## EXTRACTED RECORDS
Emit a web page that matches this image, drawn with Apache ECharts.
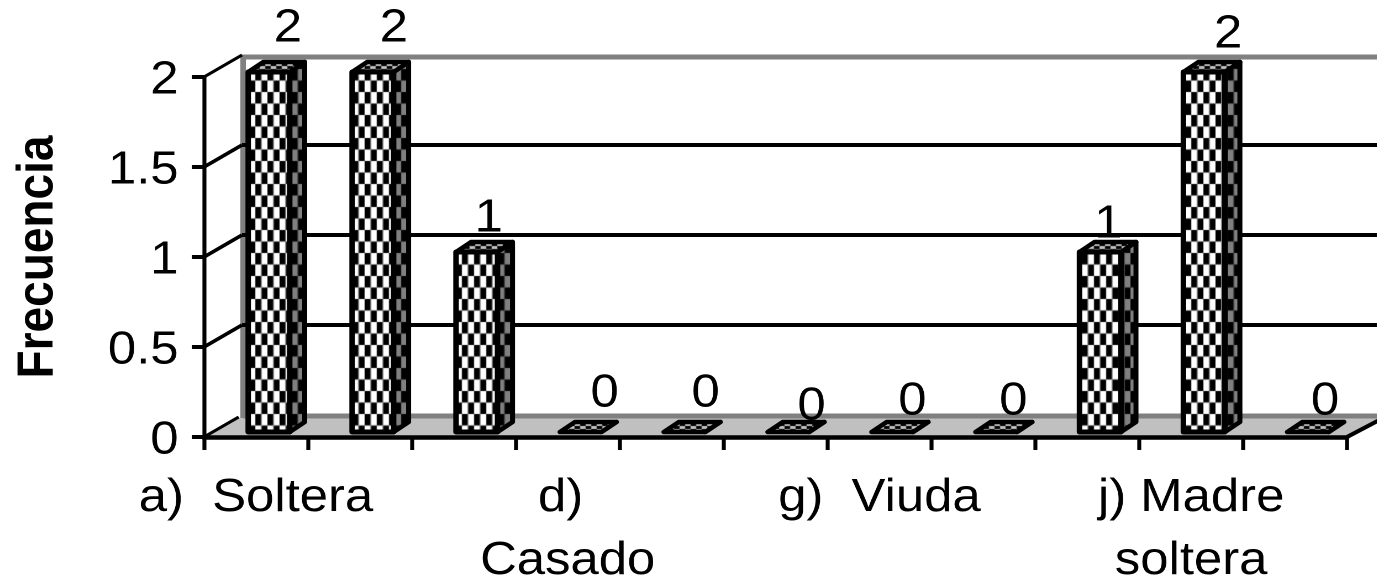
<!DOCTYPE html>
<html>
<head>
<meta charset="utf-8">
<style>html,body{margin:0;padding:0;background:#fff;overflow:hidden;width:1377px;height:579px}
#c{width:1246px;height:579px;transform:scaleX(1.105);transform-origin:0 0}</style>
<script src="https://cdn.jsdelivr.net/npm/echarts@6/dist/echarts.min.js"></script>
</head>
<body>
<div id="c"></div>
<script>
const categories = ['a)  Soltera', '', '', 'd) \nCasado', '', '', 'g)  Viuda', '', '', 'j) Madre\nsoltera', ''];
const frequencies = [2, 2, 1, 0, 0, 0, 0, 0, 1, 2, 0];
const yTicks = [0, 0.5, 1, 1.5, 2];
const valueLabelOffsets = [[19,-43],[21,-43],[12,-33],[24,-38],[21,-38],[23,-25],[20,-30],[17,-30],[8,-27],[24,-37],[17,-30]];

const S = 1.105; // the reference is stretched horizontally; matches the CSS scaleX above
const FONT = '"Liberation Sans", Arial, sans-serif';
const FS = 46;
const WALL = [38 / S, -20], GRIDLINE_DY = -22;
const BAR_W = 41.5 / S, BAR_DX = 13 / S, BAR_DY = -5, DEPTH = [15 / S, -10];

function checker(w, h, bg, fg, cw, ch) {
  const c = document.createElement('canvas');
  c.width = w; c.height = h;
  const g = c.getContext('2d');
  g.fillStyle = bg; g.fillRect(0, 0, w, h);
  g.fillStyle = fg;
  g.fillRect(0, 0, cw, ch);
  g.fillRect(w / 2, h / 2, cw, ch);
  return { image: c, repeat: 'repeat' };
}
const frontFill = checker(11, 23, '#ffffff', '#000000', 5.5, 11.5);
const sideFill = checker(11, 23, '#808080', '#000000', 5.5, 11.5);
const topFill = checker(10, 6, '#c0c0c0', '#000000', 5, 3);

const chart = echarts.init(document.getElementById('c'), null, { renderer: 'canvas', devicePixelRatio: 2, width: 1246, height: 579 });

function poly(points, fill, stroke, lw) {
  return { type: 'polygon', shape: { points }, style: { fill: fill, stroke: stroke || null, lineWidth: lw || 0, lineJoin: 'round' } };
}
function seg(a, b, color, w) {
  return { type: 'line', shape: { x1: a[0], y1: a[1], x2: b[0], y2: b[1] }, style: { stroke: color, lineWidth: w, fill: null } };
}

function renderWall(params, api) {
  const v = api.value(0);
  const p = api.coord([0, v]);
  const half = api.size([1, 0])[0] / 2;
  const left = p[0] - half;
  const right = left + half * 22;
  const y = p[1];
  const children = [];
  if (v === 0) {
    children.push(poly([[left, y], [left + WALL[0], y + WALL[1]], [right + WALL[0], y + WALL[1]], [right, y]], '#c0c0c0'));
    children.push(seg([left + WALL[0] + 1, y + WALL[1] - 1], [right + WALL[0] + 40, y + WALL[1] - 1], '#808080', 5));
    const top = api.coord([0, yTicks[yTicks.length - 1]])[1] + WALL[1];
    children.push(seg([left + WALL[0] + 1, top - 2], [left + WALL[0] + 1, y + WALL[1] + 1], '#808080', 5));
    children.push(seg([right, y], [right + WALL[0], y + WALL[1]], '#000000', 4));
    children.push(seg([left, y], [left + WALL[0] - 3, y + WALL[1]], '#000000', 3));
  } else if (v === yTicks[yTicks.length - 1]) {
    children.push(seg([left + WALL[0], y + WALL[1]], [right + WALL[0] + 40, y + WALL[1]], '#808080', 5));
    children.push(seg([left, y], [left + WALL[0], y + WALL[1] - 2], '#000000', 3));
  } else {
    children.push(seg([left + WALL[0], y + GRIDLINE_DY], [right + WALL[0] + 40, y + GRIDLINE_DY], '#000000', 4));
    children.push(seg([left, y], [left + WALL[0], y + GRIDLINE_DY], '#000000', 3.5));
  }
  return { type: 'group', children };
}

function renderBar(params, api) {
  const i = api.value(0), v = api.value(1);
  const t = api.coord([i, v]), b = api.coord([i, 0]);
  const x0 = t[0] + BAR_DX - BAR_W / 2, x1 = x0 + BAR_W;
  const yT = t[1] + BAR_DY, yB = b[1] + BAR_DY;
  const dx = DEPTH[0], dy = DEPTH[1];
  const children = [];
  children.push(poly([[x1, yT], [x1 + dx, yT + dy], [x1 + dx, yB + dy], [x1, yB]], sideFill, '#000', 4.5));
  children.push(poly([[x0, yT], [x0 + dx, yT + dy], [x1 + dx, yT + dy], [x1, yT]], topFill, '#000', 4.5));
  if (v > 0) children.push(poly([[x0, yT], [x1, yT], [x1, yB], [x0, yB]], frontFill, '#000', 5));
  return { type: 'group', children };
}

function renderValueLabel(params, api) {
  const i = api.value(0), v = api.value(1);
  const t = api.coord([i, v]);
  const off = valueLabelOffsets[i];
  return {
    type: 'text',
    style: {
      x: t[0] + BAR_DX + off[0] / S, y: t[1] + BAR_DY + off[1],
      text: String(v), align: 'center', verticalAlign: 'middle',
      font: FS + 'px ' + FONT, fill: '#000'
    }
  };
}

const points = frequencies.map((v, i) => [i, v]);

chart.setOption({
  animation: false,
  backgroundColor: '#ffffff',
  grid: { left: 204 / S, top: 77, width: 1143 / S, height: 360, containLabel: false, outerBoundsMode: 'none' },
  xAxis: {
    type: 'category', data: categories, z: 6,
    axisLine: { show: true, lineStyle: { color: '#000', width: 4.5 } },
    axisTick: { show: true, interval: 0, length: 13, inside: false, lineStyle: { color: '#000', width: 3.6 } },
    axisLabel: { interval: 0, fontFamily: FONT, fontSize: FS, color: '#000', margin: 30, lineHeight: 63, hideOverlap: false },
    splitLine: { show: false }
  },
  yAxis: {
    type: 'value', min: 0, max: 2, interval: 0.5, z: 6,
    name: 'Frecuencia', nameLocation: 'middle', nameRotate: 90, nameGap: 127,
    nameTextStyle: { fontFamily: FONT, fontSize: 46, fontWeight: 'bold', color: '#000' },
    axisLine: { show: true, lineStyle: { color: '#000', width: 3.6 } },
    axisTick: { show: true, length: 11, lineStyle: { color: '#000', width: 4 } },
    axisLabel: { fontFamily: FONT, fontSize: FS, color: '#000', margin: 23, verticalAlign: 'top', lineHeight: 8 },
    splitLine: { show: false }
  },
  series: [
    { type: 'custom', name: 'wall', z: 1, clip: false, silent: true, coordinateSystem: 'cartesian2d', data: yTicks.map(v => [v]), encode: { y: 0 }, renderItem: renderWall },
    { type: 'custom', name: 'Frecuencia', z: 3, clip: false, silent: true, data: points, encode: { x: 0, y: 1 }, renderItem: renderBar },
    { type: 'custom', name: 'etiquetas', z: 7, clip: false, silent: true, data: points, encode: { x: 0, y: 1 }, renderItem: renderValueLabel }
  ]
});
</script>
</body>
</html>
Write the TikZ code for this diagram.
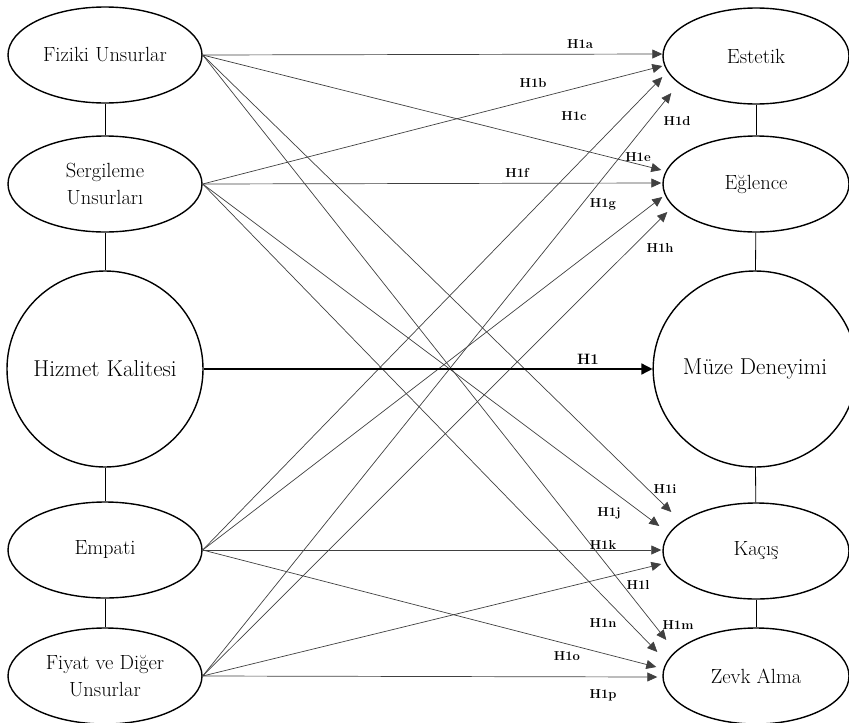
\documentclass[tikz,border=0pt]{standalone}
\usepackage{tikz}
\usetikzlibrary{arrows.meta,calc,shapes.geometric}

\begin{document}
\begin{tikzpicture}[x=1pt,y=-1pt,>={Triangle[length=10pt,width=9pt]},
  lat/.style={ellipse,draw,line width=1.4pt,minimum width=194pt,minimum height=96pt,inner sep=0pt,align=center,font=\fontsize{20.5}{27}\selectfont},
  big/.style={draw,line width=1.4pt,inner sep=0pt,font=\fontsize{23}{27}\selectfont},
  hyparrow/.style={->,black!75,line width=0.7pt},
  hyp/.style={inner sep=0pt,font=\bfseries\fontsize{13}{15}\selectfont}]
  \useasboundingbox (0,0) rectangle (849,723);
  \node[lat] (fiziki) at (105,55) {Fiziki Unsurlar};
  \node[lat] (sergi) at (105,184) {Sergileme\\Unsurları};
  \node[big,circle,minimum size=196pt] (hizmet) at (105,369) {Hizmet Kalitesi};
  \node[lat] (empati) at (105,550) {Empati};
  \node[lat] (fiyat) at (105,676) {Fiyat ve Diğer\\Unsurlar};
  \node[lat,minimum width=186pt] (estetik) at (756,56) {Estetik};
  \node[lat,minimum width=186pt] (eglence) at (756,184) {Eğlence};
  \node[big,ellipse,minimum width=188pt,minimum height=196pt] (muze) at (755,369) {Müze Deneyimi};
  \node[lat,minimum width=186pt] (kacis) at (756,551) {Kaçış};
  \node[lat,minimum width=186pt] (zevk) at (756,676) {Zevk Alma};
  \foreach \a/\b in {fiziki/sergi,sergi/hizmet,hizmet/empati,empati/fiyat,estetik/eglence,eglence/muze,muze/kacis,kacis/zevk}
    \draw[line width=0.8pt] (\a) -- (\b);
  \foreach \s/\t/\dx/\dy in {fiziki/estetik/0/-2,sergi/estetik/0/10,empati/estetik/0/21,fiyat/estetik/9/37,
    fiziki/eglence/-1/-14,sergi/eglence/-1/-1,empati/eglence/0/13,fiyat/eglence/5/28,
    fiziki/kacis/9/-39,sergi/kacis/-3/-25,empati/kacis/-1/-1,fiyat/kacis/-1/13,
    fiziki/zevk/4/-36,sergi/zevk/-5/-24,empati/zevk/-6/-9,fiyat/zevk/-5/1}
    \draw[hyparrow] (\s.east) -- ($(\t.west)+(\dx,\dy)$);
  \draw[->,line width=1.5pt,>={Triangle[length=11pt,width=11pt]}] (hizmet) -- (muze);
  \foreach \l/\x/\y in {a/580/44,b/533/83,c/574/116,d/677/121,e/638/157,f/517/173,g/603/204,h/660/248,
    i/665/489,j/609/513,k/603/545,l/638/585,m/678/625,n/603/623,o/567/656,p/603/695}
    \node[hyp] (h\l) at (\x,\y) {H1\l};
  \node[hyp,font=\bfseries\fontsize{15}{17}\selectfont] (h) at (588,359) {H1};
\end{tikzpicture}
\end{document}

## SET PROBLEM
Search the entries for the word "this", then list each line that holds it.

## FINAL ANSWER
Emit a web page that matches this image, drawn with Apache ECharts.
Write the TikZ code for this diagram.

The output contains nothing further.